── INFORMATION PROVIDED ──
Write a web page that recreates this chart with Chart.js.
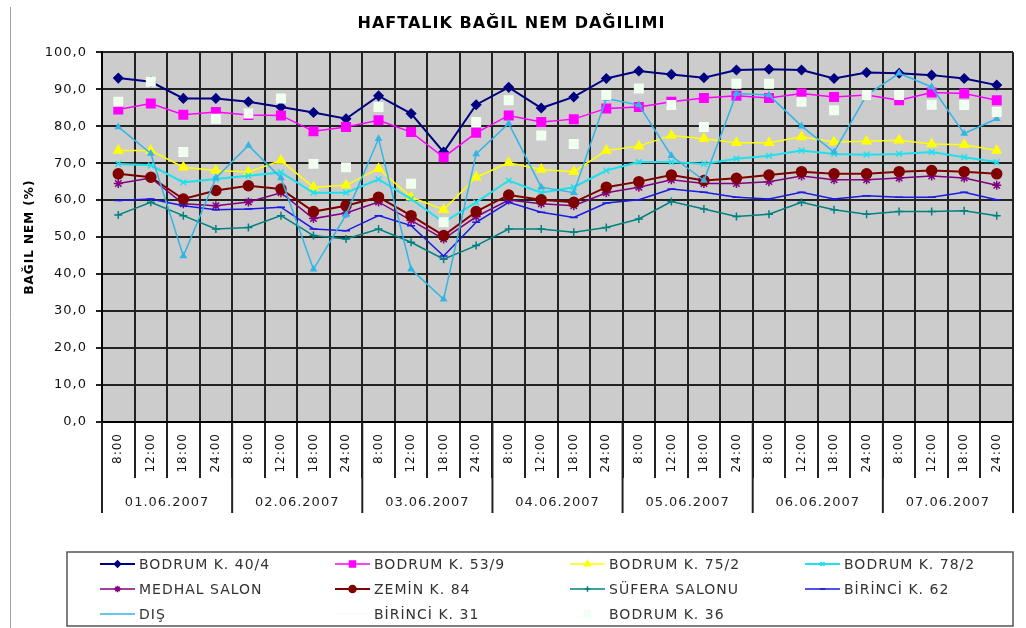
<!DOCTYPE html>
<html lang="tr">
<head>
<meta charset="utf-8">
<title>Haftalık Bağıl Nem Dağılımı</title>
<script src="https://cdn.jsdelivr.net/npm/chart.js@4.4.1/dist/chart.umd.min.js"></script>
<style>
  html, body { margin: 0; padding: 0; background: #fff; }
  #grafik { display: block; }
</style>
</head>
<body>
<canvas id="grafik" width="1026" height="628"></canvas>
<script>
const gunler = ["01.06.2007", "02.06.2007", "03.06.2007", "04.06.2007", "05.06.2007", "06.06.2007", "07.06.2007"];
const saatler = ["8:00", "12:00", "18:00", "24:00"];
const yTikleri = [0, 10, 20, 30, 40, 50, 60, 70, 80, 90, 100];

const bodrum404 = [93.0, 92.0, 87.5, 87.5, 86.6, 85.2, 83.7, 82.0, 88.2, 83.4, 73.0, 85.8, 90.5, 84.9, 87.9, 92.9, 94.9, 94.0, 93.1, 95.2, 95.4, 95.2, 92.9, 94.5, 94.3, 93.8, 92.9, 91.1];
const bodrum539 = [84.5, 86.1, 83.1, 83.8, 83.0, 82.9, 78.6, 79.8, 81.6, 78.4, 71.6, 78.2, 82.9, 81.1, 81.9, 84.8, 85.2, 86.6, 87.6, 88.2, 87.6, 88.8, 87.9, 88.4, 87.0, 89.1, 88.8, 87.0];
const bodrum752 = [73.4, 73.4, 68.9, 68.0, 67.6, 70.7, 63.5, 64.0, 68.5, 60.8, 57.4, 66.2, 70.1, 68.3, 67.7, 73.4, 74.6, 77.5, 76.6, 75.5, 75.5, 77.1, 75.7, 75.9, 76.2, 75.2, 75.0, 73.4];
const bodrum782 = [69.8, 69.4, 64.8, 65.7, 66.6, 67.5, 62.0, 62.0, 65.6, 60.3, 54.0, 59.4, 65.3, 62.0, 63.5, 68.0, 70.3, 70.3, 69.8, 71.2, 72.0, 73.4, 72.5, 72.3, 72.5, 73.0, 71.6, 70.3];
const medhalSalon = [64.5, 66.0, 59.0, 58.5, 59.5, 62.0, 55.0, 56.5, 59.5, 54.5, 49.5, 55.5, 60.0, 59.0, 58.5, 62.0, 63.5, 65.5, 64.5, 64.5, 65.0, 66.5, 65.5, 65.5, 66.0, 66.5, 66.0, 64.0];
const zemin84 = [67.1, 66.2, 60.3, 62.6, 63.9, 63.0, 56.9, 58.5, 60.8, 55.8, 50.4, 56.9, 61.4, 60.1, 59.4, 63.5, 65.0, 66.8, 65.3, 65.9, 66.8, 67.7, 67.1, 67.1, 67.7, 68.0, 67.7, 67.1];
const suferaSalonu = [56.0, 59.4, 55.8, 52.2, 52.6, 55.8, 50.4, 49.5, 52.2, 48.6, 44.0, 47.7, 52.2, 52.2, 51.3, 52.6, 54.9, 59.6, 57.6, 55.6, 56.2, 59.4, 57.4, 56.2, 56.9, 56.9, 57.1, 55.8];
const birinci62 = [59.9, 60.3, 58.5, 57.4, 57.6, 58.1, 52.2, 51.7, 55.8, 53.1, 44.9, 54.0, 59.4, 56.7, 55.3, 59.2, 60.1, 63.0, 62.1, 60.8, 60.3, 62.1, 60.3, 61.2, 60.8, 60.8, 62.1, 60.1];
const dis = [79.8, 72.6, 44.9, 66.0, 74.8, 66.0, 41.3, 56.0, 76.6, 41.3, 33.2, 72.5, 80.7, 63.5, 62.0, 87.5, 85.7, 72.0, 65.3, 88.8, 88.4, 80.0, 73.0, 88.4, 94.3, 90.6, 78.0, 82.0];
const birinci31 = [];
const bodrum36 = [86.6, 92.0, 73.0, 82.0, 83.4, 87.5, 69.8, 68.9, 85.2, 64.4, 54.0, 81.1, 87.0, 77.5, 75.2, 88.4, 90.2, 85.7, 79.8, 91.5, 91.5, 86.6, 84.3, 88.4, 88.4, 85.8, 85.7, 83.8];

// her gün için dört saat etiketi
const kategoriler = gunler.flatMap(() => saatler);

function seri(ad, veri, renk, nokta, yaricap, kalinlik, cizgi = true) {
  return {
    label: ad,
    data: veri,
    borderColor: renk,
    backgroundColor: renk,
    pointBackgroundColor: renk,
    pointBorderColor: renk,
    pointStyle: nokta,
    pointRadius: yaricap,
    pointBorderWidth: 1.5,
    borderWidth: kalinlik,
    showLine: cizgi,
    tension: 0,
  };
}

const seriler = [
  seri("BODRUM K. 40/4", bodrum404, "#000080", "rectRot", 4.5, 2),
  seri("BODRUM K. 53/9", bodrum539, "#FF00FF", "rect", 6, 1.5),
  seri("BODRUM K. 75/2", bodrum752, "#FFFF00", "triangle", 5, 1.5),
  seri("BODRUM K. 78/2", bodrum782, "#20E0EC", "crossRot", 4, 2),
  seri("MEDHAL SALON", medhalSalon, "#800080", "star", 4.5, 1.5),
  seri("ZEMİN K. 84", zemin84, "#800000", "circle", 5, 2),
  seri("SÜFERA SALONU", suferaSalonu, "#008080", "cross", 4, 1.5),
  seri("BİRİNCİ K. 62", birinci62, "#1A1AE0", "line", 4, 1.5),
  seri("DIŞ", dis, "#33B5E5", "triangle", 3, 1.5),
  seri("BİRİNCİ K. 31", birinci31, "#F4FCFC", false, 0, 1),
  seri("BODRUM K. 36", bodrum36, "#F0FFF0", "rect", 6, 1.5, false),
];
// Excel gibi sonraki seri üstte çizilsin
seriler.forEach((s, i) => { s.order = seriler.length - i; });

// eksen altı tarih satırı, arka plan ve çerçeveli gösterge
const eklenti = {
  id: "excelGorunumu",
  beforeLayout(chart) {
    chart.ctx.letterSpacing = "1px";
  },
  beforeDraw(chart) {
    const { ctx, chartArea: a } = chart;
    ctx.letterSpacing = "1px";
    ctx.save();
    ctx.fillStyle = "#fff";
    ctx.fillRect(0, 0, chart.width, chart.height);
    ctx.fillStyle = "#CCCCCC";
    ctx.fillRect(a.left, a.top, a.right - a.left, a.bottom - a.top);
    ctx.strokeStyle = "#a0a0a0";
    ctx.lineWidth = 1;
    ctx.beginPath();
    ctx.moveTo(10.5, 7);
    ctx.lineTo(10.5, chart.height);
    ctx.stroke();
    ctx.restore();
  },
  afterDraw(chart) {
    const { ctx, chartArea: a } = chart;
    const x = chart.scales.x;
    const yarim = (x.getPixelForValue(1) - x.getPixelForValue(0)) / 2;
    ctx.save();

    ctx.strokeStyle = "#222";
    ctx.lineWidth = 2;
    for (let g = 0; g <= gunler.length; g++) {
      const px = x.getPixelForValue(g * saatler.length) - yarim;
      ctx.beginPath();
      ctx.moveTo(px, a.bottom);
      ctx.lineTo(px, 513);
      ctx.stroke();
    }

    ctx.fillStyle = "#222";
    ctx.font = "13px 'DejaVu Sans'";
    ctx.textAlign = "center";
    ctx.textBaseline = "middle";
    gunler.forEach((g, i) => {
      const orta = (x.getPixelForValue(i * 4) + x.getPixelForValue(i * 4 + 3)) / 2;
      ctx.fillText(g, orta, 503);
    });

    // gösterge
    ctx.strokeStyle = "#555";
    ctx.lineWidth = 1.5;
    ctx.strokeRect(67, 552, 946, 74);
    const kolonlar = [100, 335, 570, 805];
    const satirlar = [564, 589, 614];
    ctx.textAlign = "left";
    ctx.font = "14px 'DejaVu Sans'";
    chart.data.datasets.forEach((ds, i) => {
      const x0 = kolonlar[i % 4];
      const y0 = satirlar[Math.floor(i / 4)];
      ctx.strokeStyle = ds.borderColor;
      ctx.fillStyle = ds.pointBackgroundColor;
      ctx.lineWidth = ds.borderWidth;
      if (ds.showLine !== false) {
        ctx.beginPath();
        ctx.moveTo(x0, y0);
        ctx.lineTo(x0 + 35, y0);
        ctx.stroke();
      }
      if (ds.label !== "DIŞ" && ds.pointStyle) {
        ctx.lineWidth = ds.pointBorderWidth;
        Chart.helpers.drawPoint(ctx, {
          pointStyle: ds.pointStyle,
          radius: ds.pointRadius * 0.7,
          rotation: 0,
          borderWidth: ds.pointBorderWidth,
        }, x0 + 17.5, y0);
      }
      ctx.fillStyle = "#333";
      ctx.fillText(ds.label, x0 + 39, y0 + 1);
    });
    ctx.restore();
  },
};

Chart.defaults.font.family = "'DejaVu Sans', sans-serif";
Chart.defaults.color = "#111";

new Chart(document.getElementById("grafik"), {
  type: "line",
  data: { labels: kategoriler, datasets: seriler },
  options: {
    responsive: false,
    animation: false,
    devicePixelRatio: 1,
    layout: { padding: { left: 10, right: 13, top: 0, bottom: 146 } },
    plugins: {
      legend: { display: false },
      tooltip: { enabled: false },
      title: {
        display: true,
        text: "HAFTALIK BAĞIL NEM DAĞILIMI",
        color: "#000",
        font: { size: 16, weight: "bold" },
        padding: { top: 14, bottom: 19 },
      },
    },
    scales: {
      x: {
        type: "category",
        offset: true,
        grid: { offset: true, color: "#222", lineWidth: 2, tickLength: 56, drawTicks: true },
        border: { display: true, color: "#000", width: 2 },
        ticks: {
          autoSkip: false,
          minRotation: 90,
          maxRotation: 90,
          padding: -45,
          font: { size: 12 },
          color: "#111",
        },
        afterFit(scale) { scale.height = 60; },
      },
      y: {
        min: 0,
        max: 100,
        afterBuildTicks(scale) { scale.ticks = yTikleri.map((v) => ({ value: v })); },
        grid: { color: "#222", lineWidth: 2, tickLength: 6 },
        border: { display: true, color: "#000", width: 2 },
        ticks: {
          padding: 9,
          font: { size: 13 },
          color: "#111",
          callback: (v) => v.toFixed(1).replace(".", ","),
        },
        title: {
          display: true,
          text: "BAĞIL NEM (%)",
          color: "#000",
          font: { size: 12, weight: "bold" },
          padding: { top: 13, bottom: 0 },
        },
        afterFit(scale) { scale.width = 92; },
      },
    },
  },
  plugins: [eklenti],
});
</script>
</body>
</html>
───
__GIVEN PROBLEM__: Emit the lines of the material exactly, from its first line to the line containing "80, 90, 100];", inclusive; leave every picture out.

__TASK RESPONSE__:
Write a web page that recreates this chart with Chart.js.
<!DOCTYPE html>
<html lang="tr">
<head>
<meta charset="utf-8">
<title>Haftalık Bağıl Nem Dağılımı</title>
<script src="https://cdn.jsdelivr.net/npm/chart.js@4.4.1/dist/chart.umd.min.js"></script>
<style>
  html, body { margin: 0; padding: 0; background: #fff; }
  #grafik { display: block; }
</style>
</head>
<body>
<canvas id="grafik" width="1026" height="628"></canvas>
<script>
const gunler = ["01.06.2007", "02.06.2007", "03.06.2007", "04.06.2007", "05.06.2007", "06.06.2007", "07.06.2007"];
const saatler = ["8:00", "12:00", "18:00", "24:00"];
const yTikleri = [0, 10, 20, 30, 40, 50, 60, 70, 80, 90, 100];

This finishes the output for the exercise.